> WHAT THE TASK ASKS
Produce a word-for-word copy of the listing below without its pictures.

> DATA SEGMENT
* Begin *

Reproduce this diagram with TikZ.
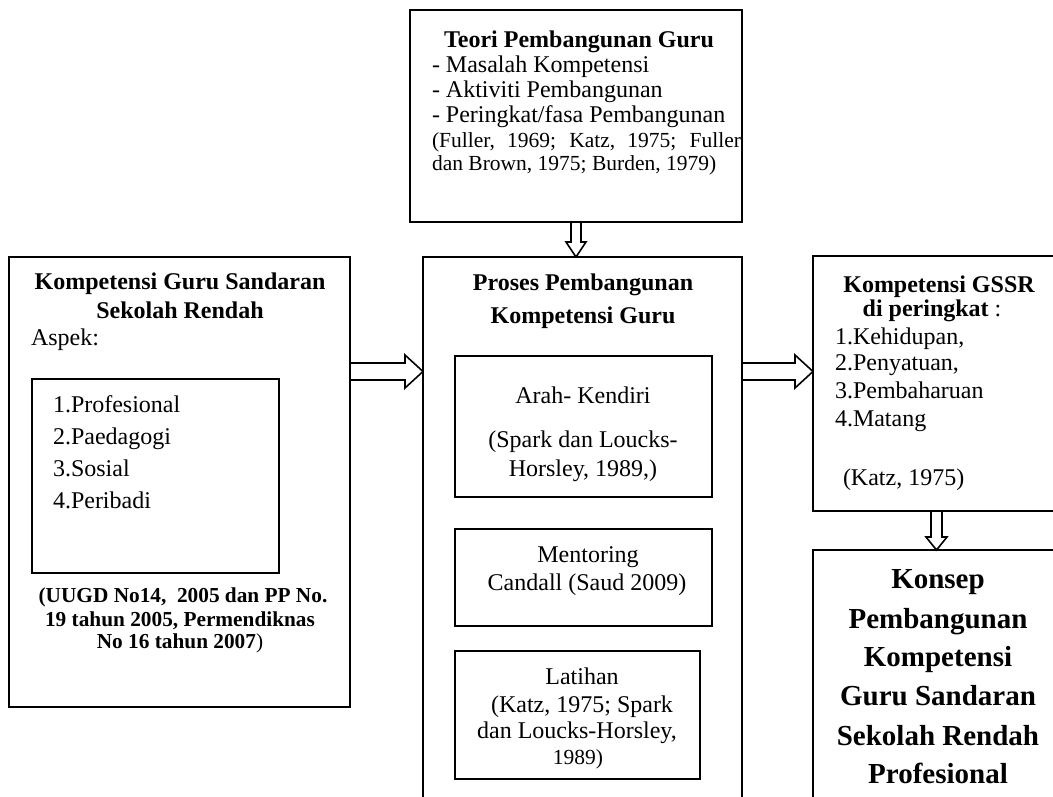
\documentclass[tikz,border=0pt]{standalone}
\usepackage{fontspec}
\setmainfont{Liberation Serif}
\usetikzlibrary{calc}
\begin{document}
\begin{tikzpicture}[x=1pt,y=-1pt,
  box/.style={draw, line width=1.6pt, inner sep=0pt, outer sep=0pt, anchor=north west},
  barrow/.style={draw, line width=1.6pt, line join=miter},
  tx/.style={inner sep=0pt, outer sep=0pt, font=\fontsize{24}{28}\selectfont},
  txb/.style={inner sep=0pt, outer sep=0pt, font=\fontsize{24}{28}\selectfont\bfseries},
  ct/.style={inner sep=0pt, outer sep=0pt, font=\fontsize{21.5}{25}\selectfont},
  ctb/.style={inner sep=0pt, outer sep=0pt, font=\fontsize{21.3}{25}\selectfont\bfseries},
  big/.style={inner sep=0pt, outer sep=0pt, font=\fontsize{29}{35}\selectfont\bfseries}]
\useasboundingbox (0,0) rectangle (1053,796);
\clip (0,0) rectangle (1053,796);

% boxes
\node[box, minimum width=332pt, minimum height=212pt] (T) at (410,10) {};
\node[box, minimum width=341pt, minimum height=450pt] (L) at (9,257) {};
\node[box, minimum width=247pt, minimum height=194pt] (Li) at (32,379) {};
\node[box, minimum width=319pt, minimum height=600pt] (M) at (423,257) {};
\node[box, minimum width=257pt, minimum height=141pt] (M1) at (455,356) {};
\node[box, minimum width=257pt, minimum height=97pt] (M2) at (455,529) {};
\node[box, minimum width=245pt, minimum height=128pt] (M3) at (455,651) {};
\node[box, minimum width=252pt, minimum height=255pt] (R) at (813,256) {};
\node[box, minimum width=252pt, minimum height=300pt] (B) at (813,550) {};

% top box text
\node[txb, anchor=base] (t0) at (579,47) {Teori Pembangunan Guru};
\node[tx, anchor=base west] (t1) at (432,72) {- Masalah Kompetensi};
\node[tx, anchor=base west] (t2) at (432,97) {- Aktiviti Pembangunan};
\node[tx, anchor=base west] (t3) at (432,122) {- Peringkat/fasa Pembangunan};
\node[ct, anchor=base west] (t4) at (432,147) {\makebox[309pt][s]{(Fuller, 1969; Katz, 1975; Fuller}};
\node[ct, anchor=base west] (t5) at (432,170) {dan Brown, 1975; Burden, 1979)};

% left box text
\node[txb, anchor=base] (l0) at (180,289) {Kompetensi Guru Sandaran};
\node[txb, anchor=base] (l1) at (180,318) {Sekolah Rendah};
\node[tx, anchor=base west] (l2) at (31,345) {Aspek:};
\node[tx, anchor=base west] (l3) at (53,412) {1.Profesional};
\node[tx, anchor=base west] (l4) at (53,444) {2.Paedagogi};
\node[tx, anchor=base west] (l5) at (53,476) {3.Sosial};
\node[tx, anchor=base west] (l6) at (53,508) {4.Peribadi};
\node[ctb, anchor=base] (l7) at (183,602) {(UUGD No14,\ \ 2005 dan PP No.};
\node[ctb, anchor=base] (l8) at (180,626) {19 tahun 2005, Permendiknas};
\node[ctb, anchor=base] (l9) at (180,648) {No 16 tahun 2007\mdseries)};

% middle box text
\node[txb, anchor=base] (m0) at (583,290) {Proses Pembangunan};
\node[txb, anchor=base] (m1) at (583,323) {Kompetensi Guru};
\node[tx, anchor=base] (m2) at (583,403) {Arah- Kendiri};
\node[tx, anchor=base] (m3) at (583,447) {(Spark dan Loucks-};
\node[tx, anchor=base] (m4) at (583,476) {Horsley, 1989,)};
\node[tx, anchor=base] (m5) at (588,562) {Mentoring};
\node[tx, anchor=base] (m6) at (587,590) {Candall (Saud 2009)};
\node[tx, anchor=base] (m7) at (582,684) {Latihan};
\node[tx, anchor=base] (m8) at (582,712) {(Katz, 1975; Spark};
\node[tx, anchor=base] (m9) at (577,738) {dan Loucks-Horsley,};
\node[ct, anchor=base] (m10) at (578,764) {1989)};

% right top box text
\node[txb, anchor=base] (r0) at (939,292) {Kompetensi GSSR};
\node[txb, anchor=base] (r1) at (932,316) {di peringkat\mdseries\ :};
\node[tx, anchor=base west] (r2) at (835,344) {1.Kehidupan,};
\node[tx, anchor=base west] (r3) at (835,370) {2.Penyatuan,};
\node[tx, anchor=base west] (r4) at (835,398) {3.Pembaharuan};
\node[tx, anchor=base west] (r5) at (835,426) {4.Matang};
\node[tx, anchor=base west] (r6) at (843,485) {(Katz, 1975)};

% bottom right box text
\node[big, anchor=base] (b0) at (938,588) {Konsep};
\node[big, anchor=base] (b1) at (938,628) {Pembangunan};
\node[big, anchor=base] (b2) at (938,666) {Kompetensi};
\node[big, anchor=base] (b3) at (938,705) {Guru Sandaran};
\node[big, anchor=base] (b4) at (938,745) {Sekolah Rendah};
\node[big, anchor=base] (b5) at (938,783) {Profesional};

% block arrows
\coordinate (ya) at (0,371.5);
\coordinate (xd) at (936.5,0);
\coordinate (a1t) at (L.east |- ya);
\coordinate (a1h) at (M.west |- ya);
\coordinate (a2t) at (M.east |- ya);
\coordinate (a2h) at (R.west |- ya);
\coordinate (a3t) at (T.south);
\coordinate (a3h) at (T.south |- M.north);
\coordinate (a4t) at (xd |- R.south);
\coordinate (a4h) at (xd |- B.north);

\draw[barrow] ($(a1t)+(0,-8.5)$) -- ($(a1h)+(-18,-8.5)$) -- ($(a1h)+(-18,-16.5)$) -- (a1h)
  -- ($(a1h)+(-18,16.5)$) -- ($(a1h)+(-18,8.5)$) -- ($(a1t)+(0,8.5)$);
\draw[barrow] ($(a2t)+(0,-8.5)$) -- ($(a2h)+(-18,-8.5)$) -- ($(a2h)+(-18,-16.5)$) -- (a2h)
  -- ($(a2h)+(-18,16.5)$) -- ($(a2h)+(-18,8.5)$) -- ($(a2t)+(0,8.5)$);
\draw[barrow] ($(a3t)+(-5,0)$) -- ($(a3h)+(-5,-15)$) -- ($(a3h)+(-10,-15)$) -- (a3h)
  -- ($(a3h)+(10,-15)$) -- ($(a3h)+(5,-15)$) -- ($(a3t)+(5,0)$);
\draw[barrow] ($(a4t)+(-5.5,0)$) -- ($(a4h)+(-5.5,-13)$) -- ($(a4h)+(-10.5,-13)$) -- (a4h)
  -- ($(a4h)+(10.5,-13)$) -- ($(a4h)+(5.5,-13)$) -- ($(a4t)+(5.5,0)$);
\end{tikzpicture}
\end{document}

* End *

> WORKED SOLUTION
Reproduce this diagram with TikZ.
\documentclass[tikz,border=0pt]{standalone}
\usepackage{fontspec}
\setmainfont{Liberation Serif}
\usetikzlibrary{calc}
\begin{document}
\begin{tikzpicture}[x=1pt,y=-1pt,
  box/.style={draw, line width=1.6pt, inner sep=0pt, outer sep=0pt, anchor=north west},
  barrow/.style={draw, line width=1.6pt, line join=miter},
  tx/.style={inner sep=0pt, outer sep=0pt, font=\fontsize{24}{28}\selectfont},
  txb/.style={inner sep=0pt, outer sep=0pt, font=\fontsize{24}{28}\selectfont\bfseries},
  ct/.style={inner sep=0pt, outer sep=0pt, font=\fontsize{21.5}{25}\selectfont},
  ctb/.style={inner sep=0pt, outer sep=0pt, font=\fontsize{21.3}{25}\selectfont\bfseries},
  big/.style={inner sep=0pt, outer sep=0pt, font=\fontsize{29}{35}\selectfont\bfseries}]
\useasboundingbox (0,0) rectangle (1053,796);
\clip (0,0) rectangle (1053,796);

% boxes
\node[box, minimum width=332pt, minimum height=212pt] (T) at (410,10) {};
\node[box, minimum width=341pt, minimum height=450pt] (L) at (9,257) {};
\node[box, minimum width=247pt, minimum height=194pt] (Li) at (32,379) {};
\node[box, minimum width=319pt, minimum height=600pt] (M) at (423,257) {};
\node[box, minimum width=257pt, minimum height=141pt] (M1) at (455,356) {};
\node[box, minimum width=257pt, minimum height=97pt] (M2) at (455,529) {};
\node[box, minimum width=245pt, minimum height=128pt] (M3) at (455,651) {};
\node[box, minimum width=252pt, minimum height=255pt] (R) at (813,256) {};
\node[box, minimum width=252pt, minimum height=300pt] (B) at (813,550) {};

% top box text
\node[txb, anchor=base] (t0) at (579,47) {Teori Pembangunan Guru};
\node[tx, anchor=base west] (t1) at (432,72) {- Masalah Kompetensi};
\node[tx, anchor=base west] (t2) at (432,97) {- Aktiviti Pembangunan};
\node[tx, anchor=base west] (t3) at (432,122) {- Peringkat/fasa Pembangunan};
\node[ct, anchor=base west] (t4) at (432,147) {\makebox[309pt][s]{(Fuller, 1969; Katz, 1975; Fuller}};
\node[ct, anchor=base west] (t5) at (432,170) {dan Brown, 1975; Burden, 1979)};

% left box text
\node[txb, anchor=base] (l0) at (180,289) {Kompetensi Guru Sandaran};
\node[txb, anchor=base] (l1) at (180,318) {Sekolah Rendah};
\node[tx, anchor=base west] (l2) at (31,345) {Aspek:};
\node[tx, anchor=base west] (l3) at (53,412) {1.Profesional};
\node[tx, anchor=base west] (l4) at (53,444) {2.Paedagogi};
\node[tx, anchor=base west] (l5) at (53,476) {3.Sosial};
\node[tx, anchor=base west] (l6) at (53,508) {4.Peribadi};
\node[ctb, anchor=base] (l7) at (183,602) {(UUGD No14,\ \ 2005 dan PP No.};
\node[ctb, anchor=base] (l8) at (180,626) {19 tahun 2005, Permendiknas};
\node[ctb, anchor=base] (l9) at (180,648) {No 16 tahun 2007\mdseries)};

% middle box text
\node[txb, anchor=base] (m0) at (583,290) {Proses Pembangunan};
\node[txb, anchor=base] (m1) at (583,323) {Kompetensi Guru};
\node[tx, anchor=base] (m2) at (583,403) {Arah- Kendiri};
\node[tx, anchor=base] (m3) at (583,447) {(Spark dan Loucks-};
\node[tx, anchor=base] (m4) at (583,476) {Horsley, 1989,)};
\node[tx, anchor=base] (m5) at (588,562) {Mentoring};
\node[tx, anchor=base] (m6) at (587,590) {Candall (Saud 2009)};
\node[tx, anchor=base] (m7) at (582,684) {Latihan};
\node[tx, anchor=base] (m8) at (582,712) {(Katz, 1975; Spark};
\node[tx, anchor=base] (m9) at (577,738) {dan Loucks-Horsley,};
\node[ct, anchor=base] (m10) at (578,764) {1989)};

% right top box text
\node[txb, anchor=base] (r0) at (939,292) {Kompetensi GSSR};
\node[txb, anchor=base] (r1) at (932,316) {di peringkat\mdseries\ :};
\node[tx, anchor=base west] (r2) at (835,344) {1.Kehidupan,};
\node[tx, anchor=base west] (r3) at (835,370) {2.Penyatuan,};
\node[tx, anchor=base west] (r4) at (835,398) {3.Pembaharuan};
\node[tx, anchor=base west] (r5) at (835,426) {4.Matang};
\node[tx, anchor=base west] (r6) at (843,485) {(Katz, 1975)};

% bottom right box text
\node[big, anchor=base] (b0) at (938,588) {Konsep};
\node[big, anchor=base] (b1) at (938,628) {Pembangunan};
\node[big, anchor=base] (b2) at (938,666) {Kompetensi};
\node[big, anchor=base] (b3) at (938,705) {Guru Sandaran};
\node[big, anchor=base] (b4) at (938,745) {Sekolah Rendah};
\node[big, anchor=base] (b5) at (938,783) {Profesional};

% block arrows
\coordinate (ya) at (0,371.5);
\coordinate (xd) at (936.5,0);
\coordinate (a1t) at (L.east |- ya);
\coordinate (a1h) at (M.west |- ya);
\coordinate (a2t) at (M.east |- ya);
\coordinate (a2h) at (R.west |- ya);
\coordinate (a3t) at (T.south);
\coordinate (a3h) at (T.south |- M.north);
\coordinate (a4t) at (xd |- R.south);
\coordinate (a4h) at (xd |- B.north);

\draw[barrow] ($(a1t)+(0,-8.5)$) -- ($(a1h)+(-18,-8.5)$) -- ($(a1h)+(-18,-16.5)$) -- (a1h)
  -- ($(a1h)+(-18,16.5)$) -- ($(a1h)+(-18,8.5)$) -- ($(a1t)+(0,8.5)$);
\draw[barrow] ($(a2t)+(0,-8.5)$) -- ($(a2h)+(-18,-8.5)$) -- ($(a2h)+(-18,-16.5)$) -- (a2h)
  -- ($(a2h)+(-18,16.5)$) -- ($(a2h)+(-18,8.5)$) -- ($(a2t)+(0,8.5)$);
\draw[barrow] ($(a3t)+(-5,0)$) -- ($(a3h)+(-5,-15)$) -- ($(a3h)+(-10,-15)$) -- (a3h)
  -- ($(a3h)+(10,-15)$) -- ($(a3h)+(5,-15)$) -- ($(a3t)+(5,0)$);
\draw[barrow] ($(a4t)+(-5.5,0)$) -- ($(a4h)+(-5.5,-13)$) -- ($(a4h)+(-10.5,-13)$) -- (a4h)
  -- ($(a4h)+(10.5,-13)$) -- ($(a4h)+(5.5,-13)$) -- ($(a4t)+(5.5,0)$);
\end{tikzpicture}
\end{document}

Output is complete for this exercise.